XRP’s price crashed by over 14% in November, despite major positive updates. It ended the month trading at $2.20, down ~40% from its year-to-date high. This Ripple price prediction explores what to expect in December.
XRP Price Dropped Despite ETF Approval and RLUSD Growth
The XRP token remained on edge in November despite having some notable news. First, the developers held the Ripple Swell event earlier during the month. This was an important event that brought together some of the world’s largest companies.
The biggest outcome of the event was that Ripple Labs received a $500 million investment from Citadel and Fortress, valuing it at $40 billion.
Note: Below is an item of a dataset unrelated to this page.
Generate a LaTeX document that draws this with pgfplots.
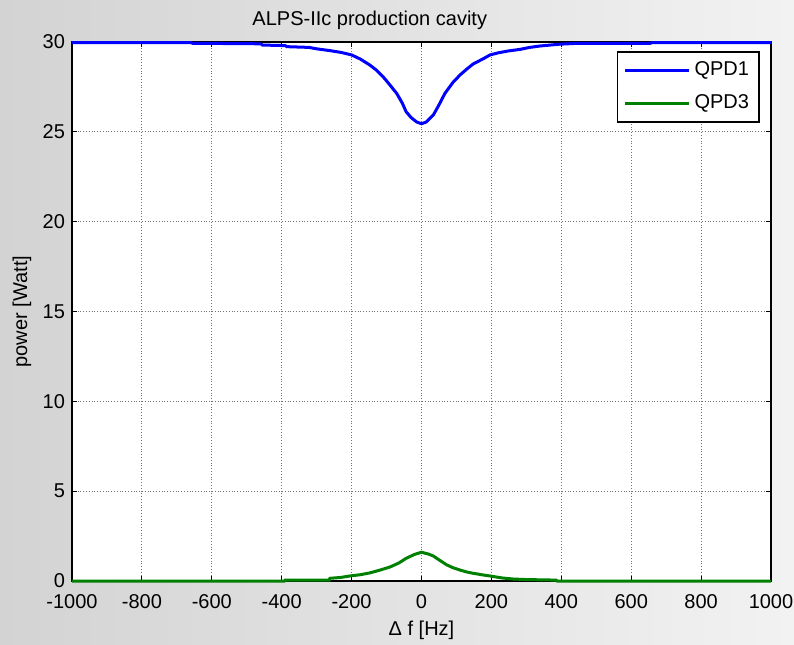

Ripple’s management insisted that the company was not planning to go public as it had enough resources to fund its growth.
The other notable XRP news in December was the approval of several crypto ETFs, which have been received well by market participants. These funds have attracted over $600 million in inflows in less than three weeks, a trend that may accelerate in December.
XRP also benefited from the growth of Ripple USD (RLUSD), which crossed the important $1 billion asset milestone during the month. This surge has made it one of the biggest stablecoins in the crypto industry.
Therefore, the XRP price crashed in November due to the broader crypto market crash that affected Bitcoin and other altcoins. Bitcoin dropped to $80,000, while Ethereum and Solana had double-digit retreats.
Looking ahead, the Ripple price will likely react to the upcoming Federal Reserve interest rate cut and the general performance of the crypto market. Also, it will react to the potential Santa Claus rally, a situation where most assets rally ahead of Christmas.
Ripple Price Technical Analysis

The eight-hour chart shows that the XRP price has remained under pressure in the past few months as the rally stalled. It has been stuck at $2.2, a notable level as it lies along the strong pivot and reversal level of the Murrey Math Lines tool.
The Ripple token has formed a bullish flag pattern, which consists of a vertical line and a horizontal channel. This pattern often leads to a strong bullish breakout, which may happen this month.
A rebound may push the token to the ultimate resistance level of the Murrey Math Lines tool at $2.7345, which is about 25% above the current level.
On the other hand, a drop below the key support level at $1.9530, the ultimate support of the Murrey Math Lines tool, will invalidate the bullish outlook.